■ Data extract:
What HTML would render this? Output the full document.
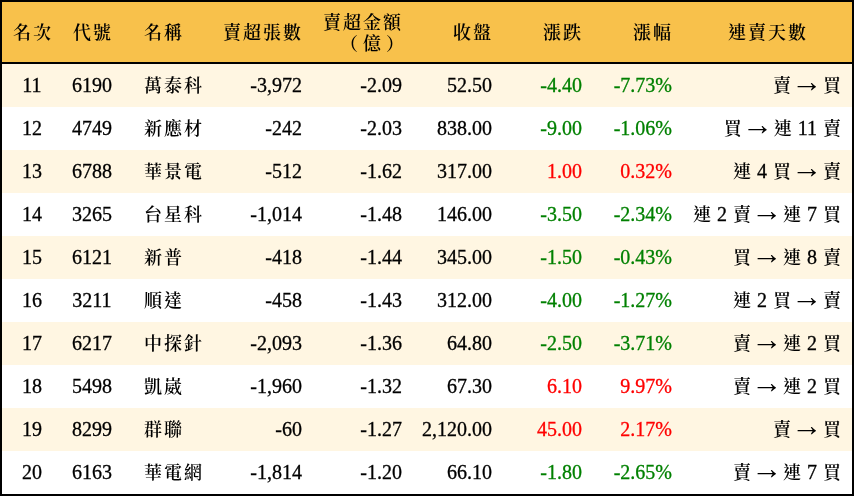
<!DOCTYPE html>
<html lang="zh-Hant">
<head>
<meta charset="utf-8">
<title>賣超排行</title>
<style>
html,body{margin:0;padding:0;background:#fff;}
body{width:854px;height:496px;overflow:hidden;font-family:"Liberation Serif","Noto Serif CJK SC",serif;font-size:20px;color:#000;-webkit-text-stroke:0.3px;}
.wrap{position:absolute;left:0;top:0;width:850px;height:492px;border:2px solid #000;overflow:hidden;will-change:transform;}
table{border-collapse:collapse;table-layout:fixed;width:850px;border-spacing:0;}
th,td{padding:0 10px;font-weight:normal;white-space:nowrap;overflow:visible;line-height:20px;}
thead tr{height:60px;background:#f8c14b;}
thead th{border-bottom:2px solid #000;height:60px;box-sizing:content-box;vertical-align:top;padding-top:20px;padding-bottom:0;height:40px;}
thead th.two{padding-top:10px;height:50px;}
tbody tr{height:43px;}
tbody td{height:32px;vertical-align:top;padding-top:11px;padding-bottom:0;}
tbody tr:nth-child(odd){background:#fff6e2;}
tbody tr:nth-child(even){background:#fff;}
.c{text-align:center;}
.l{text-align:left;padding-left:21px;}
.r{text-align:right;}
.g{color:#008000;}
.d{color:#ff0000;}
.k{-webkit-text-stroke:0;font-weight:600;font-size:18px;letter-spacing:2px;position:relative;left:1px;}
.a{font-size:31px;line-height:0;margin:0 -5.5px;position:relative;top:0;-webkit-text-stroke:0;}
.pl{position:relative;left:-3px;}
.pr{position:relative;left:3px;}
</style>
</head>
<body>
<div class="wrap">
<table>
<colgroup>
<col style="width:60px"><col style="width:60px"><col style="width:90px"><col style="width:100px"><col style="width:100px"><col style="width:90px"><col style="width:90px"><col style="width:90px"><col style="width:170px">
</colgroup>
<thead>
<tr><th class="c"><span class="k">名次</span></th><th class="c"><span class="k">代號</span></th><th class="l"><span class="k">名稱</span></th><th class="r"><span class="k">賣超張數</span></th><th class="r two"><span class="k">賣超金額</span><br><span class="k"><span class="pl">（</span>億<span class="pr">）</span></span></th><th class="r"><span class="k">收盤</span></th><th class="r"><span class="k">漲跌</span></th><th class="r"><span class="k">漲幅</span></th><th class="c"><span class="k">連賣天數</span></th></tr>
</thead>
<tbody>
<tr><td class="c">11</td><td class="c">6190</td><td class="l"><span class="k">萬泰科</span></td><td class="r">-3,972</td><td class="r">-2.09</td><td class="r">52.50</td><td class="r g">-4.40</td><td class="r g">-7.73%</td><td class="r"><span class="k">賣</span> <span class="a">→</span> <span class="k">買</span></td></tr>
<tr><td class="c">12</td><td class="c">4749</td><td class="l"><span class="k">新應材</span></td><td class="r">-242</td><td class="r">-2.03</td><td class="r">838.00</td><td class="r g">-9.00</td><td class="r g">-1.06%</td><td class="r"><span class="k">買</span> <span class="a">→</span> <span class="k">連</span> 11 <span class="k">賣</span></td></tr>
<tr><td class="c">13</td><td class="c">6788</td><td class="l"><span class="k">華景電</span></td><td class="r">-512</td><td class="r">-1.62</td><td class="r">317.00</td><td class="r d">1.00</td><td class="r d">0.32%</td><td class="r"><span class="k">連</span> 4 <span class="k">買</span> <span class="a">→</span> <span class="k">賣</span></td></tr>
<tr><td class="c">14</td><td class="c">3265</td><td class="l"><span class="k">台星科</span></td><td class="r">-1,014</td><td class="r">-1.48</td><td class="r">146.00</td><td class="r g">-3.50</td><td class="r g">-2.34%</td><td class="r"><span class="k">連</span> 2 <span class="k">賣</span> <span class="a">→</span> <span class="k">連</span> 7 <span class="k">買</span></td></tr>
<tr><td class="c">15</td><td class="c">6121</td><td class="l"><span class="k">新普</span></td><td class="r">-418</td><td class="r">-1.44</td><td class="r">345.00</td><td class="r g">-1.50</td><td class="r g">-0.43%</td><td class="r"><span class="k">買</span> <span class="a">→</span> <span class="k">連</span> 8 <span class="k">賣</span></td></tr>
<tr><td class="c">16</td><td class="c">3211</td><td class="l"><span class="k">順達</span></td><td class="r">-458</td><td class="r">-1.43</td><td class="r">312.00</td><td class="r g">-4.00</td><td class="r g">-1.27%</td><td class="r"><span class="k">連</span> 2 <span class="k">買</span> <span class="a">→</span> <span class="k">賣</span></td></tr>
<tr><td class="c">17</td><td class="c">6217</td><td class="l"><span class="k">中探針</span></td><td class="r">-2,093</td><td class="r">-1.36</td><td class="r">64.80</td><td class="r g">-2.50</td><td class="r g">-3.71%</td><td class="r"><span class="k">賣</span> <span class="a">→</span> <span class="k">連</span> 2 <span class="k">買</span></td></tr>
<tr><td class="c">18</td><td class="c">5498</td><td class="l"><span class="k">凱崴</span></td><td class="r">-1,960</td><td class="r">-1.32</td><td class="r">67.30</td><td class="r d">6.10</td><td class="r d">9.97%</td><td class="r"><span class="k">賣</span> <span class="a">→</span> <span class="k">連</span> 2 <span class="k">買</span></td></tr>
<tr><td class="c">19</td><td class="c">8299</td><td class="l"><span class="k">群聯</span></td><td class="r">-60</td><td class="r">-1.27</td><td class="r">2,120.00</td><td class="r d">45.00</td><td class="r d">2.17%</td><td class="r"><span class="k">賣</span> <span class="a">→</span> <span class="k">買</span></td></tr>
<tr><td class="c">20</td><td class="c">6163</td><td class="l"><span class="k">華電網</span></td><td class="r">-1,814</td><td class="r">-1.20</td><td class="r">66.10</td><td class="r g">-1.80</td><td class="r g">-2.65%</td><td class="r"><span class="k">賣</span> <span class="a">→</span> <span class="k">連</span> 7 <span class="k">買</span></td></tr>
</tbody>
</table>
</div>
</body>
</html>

■ Your goal: Copy out each line word for word, please, skipping the images.

■ Output of the exercise:
What HTML would render this? Output the full document.
<!DOCTYPE html>
<html lang="zh-Hant">
<head>
<meta charset="utf-8">
<title>賣超排行</title>
<style>
html,body{margin:0;padding:0;background:#fff;}
body{width:854px;height:496px;overflow:hidden;font-family:"Liberation Serif","Noto Serif CJK SC",serif;font-size:20px;color:#000;-webkit-text-stroke:0.3px;}
.wrap{position:absolute;left:0;top:0;width:850px;height:492px;border:2px solid #000;overflow:hidden;will-change:transform;}
table{border-collapse:collapse;table-layout:fixed;width:850px;border-spacing:0;}
th,td{padding:0 10px;font-weight:normal;white-space:nowrap;overflow:visible;line-height:20px;}
thead tr{height:60px;background:#f8c14b;}
thead th{border-bottom:2px solid #000;height:60px;box-sizing:content-box;vertical-align:top;padding-top:20px;padding-bottom:0;height:40px;}
thead th.two{padding-top:10px;height:50px;}
tbody tr{height:43px;}
tbody td{height:32px;vertical-align:top;padding-top:11px;padding-bottom:0;}
tbody tr:nth-child(odd){background:#fff6e2;}
tbody tr:nth-child(even){background:#fff;}
.c{text-align:center;}
.l{text-align:left;padding-left:21px;}
.r{text-align:right;}
.g{color:#008000;}
.d{color:#ff0000;}
.k{-webkit-text-stroke:0;font-weight:600;font-size:18px;letter-spacing:2px;position:relative;left:1px;}
.a{font-size:31px;line-height:0;margin:0 -5.5px;position:relative;top:0;-webkit-text-stroke:0;}
.pl{position:relative;left:-3px;}
.pr{position:relative;left:3px;}
</style>
</head>
<body>
<div class="wrap">
<table>
<colgroup>
<col style="width:60px"><col style="width:60px"><col style="width:90px"><col style="width:100px"><col style="width:100px"><col style="width:90px"><col style="width:90px"><col style="width:90px"><col style="width:170px">
</colgroup>
<thead>
<tr><th class="c"><span class="k">名次</span></th><th class="c"><span class="k">代號</span></th><th class="l"><span class="k">名稱</span></th><th class="r"><span class="k">賣超張數</span></th><th class="r two"><span class="k">賣超金額</span><br><span class="k"><span class="pl">（</span>億<span class="pr">）</span></span></th><th class="r"><span class="k">收盤</span></th><th class="r"><span class="k">漲跌</span></th><th class="r"><span class="k">漲幅</span></th><th class="c"><span class="k">連賣天數</span></th></tr>
</thead>
<tbody>
<tr><td class="c">11</td><td class="c">6190</td><td class="l"><span class="k">萬泰科</span></td><td class="r">-3,972</td><td class="r">-2.09</td><td class="r">52.50</td><td class="r g">-4.40</td><td class="r g">-7.73%</td><td class="r"><span class="k">賣</span> <span class="a">→</span> <span class="k">買</span></td></tr>
<tr><td class="c">12</td><td class="c">4749</td><td class="l"><span class="k">新應材</span></td><td class="r">-242</td><td class="r">-2.03</td><td class="r">838.00</td><td class="r g">-9.00</td><td class="r g">-1.06%</td><td class="r"><span class="k">買</span> <span class="a">→</span> <span class="k">連</span> 11 <span class="k">賣</span></td></tr>
<tr><td class="c">13</td><td class="c">6788</td><td class="l"><span class="k">華景電</span></td><td class="r">-512</td><td class="r">-1.62</td><td class="r">317.00</td><td class="r d">1.00</td><td class="r d">0.32%</td><td class="r"><span class="k">連</span> 4 <span class="k">買</span> <span class="a">→</span> <span class="k">賣</span></td></tr>
<tr><td class="c">14</td><td class="c">3265</td><td class="l"><span class="k">台星科</span></td><td class="r">-1,014</td><td class="r">-1.48</td><td class="r">146.00</td><td class="r g">-3.50</td><td class="r g">-2.34%</td><td class="r"><span class="k">連</span> 2 <span class="k">賣</span> <span class="a">→</span> <span class="k">連</span> 7 <span class="k">買</span></td></tr>
<tr><td class="c">15</td><td class="c">6121</td><td class="l"><span class="k">新普</span></td><td class="r">-418</td><td class="r">-1.44</td><td class="r">345.00</td><td class="r g">-1.50</td><td class="r g">-0.43%</td><td class="r"><span class="k">買</span> <span class="a">→</span> <span class="k">連</span> 8 <span class="k">賣</span></td></tr>
<tr><td class="c">16</td><td class="c">3211</td><td class="l"><span class="k">順達</span></td><td class="r">-458</td><td class="r">-1.43</td><td class="r">312.00</td><td class="r g">-4.00</td><td class="r g">-1.27%</td><td class="r"><span class="k">連</span> 2 <span class="k">買</span> <span class="a">→</span> <span class="k">賣</span></td></tr>
<tr><td class="c">17</td><td class="c">6217</td><td class="l"><span class="k">中探針</span></td><td class="r">-2,093</td><td class="r">-1.36</td><td class="r">64.80</td><td class="r g">-2.50</td><td class="r g">-3.71%</td><td class="r"><span class="k">賣</span> <span class="a">→</span> <span class="k">連</span> 2 <span class="k">買</span></td></tr>
<tr><td class="c">18</td><td class="c">5498</td><td class="l"><span class="k">凱崴</span></td><td class="r">-1,960</td><td class="r">-1.32</td><td class="r">67.30</td><td class="r d">6.10</td><td class="r d">9.97%</td><td class="r"><span class="k">賣</span> <span class="a">→</span> <span class="k">連</span> 2 <span class="k">買</span></td></tr>
<tr><td class="c">19</td><td class="c">8299</td><td class="l"><span class="k">群聯</span></td><td class="r">-60</td><td class="r">-1.27</td><td class="r">2,120.00</td><td class="r d">45.00</td><td class="r d">2.17%</td><td class="r"><span class="k">賣</span> <span class="a">→</span> <span class="k">買</span></td></tr>
<tr><td class="c">20</td><td class="c">6163</td><td class="l"><span class="k">華電網</span></td><td class="r">-1,814</td><td class="r">-1.20</td><td class="r">66.10</td><td class="r g">-1.80</td><td class="r g">-2.65%</td><td class="r"><span class="k">賣</span> <span class="a">→</span> <span class="k">連</span> 7 <span class="k">買</span></td></tr>
</tbody>
</table>
</div>
</body>
</html>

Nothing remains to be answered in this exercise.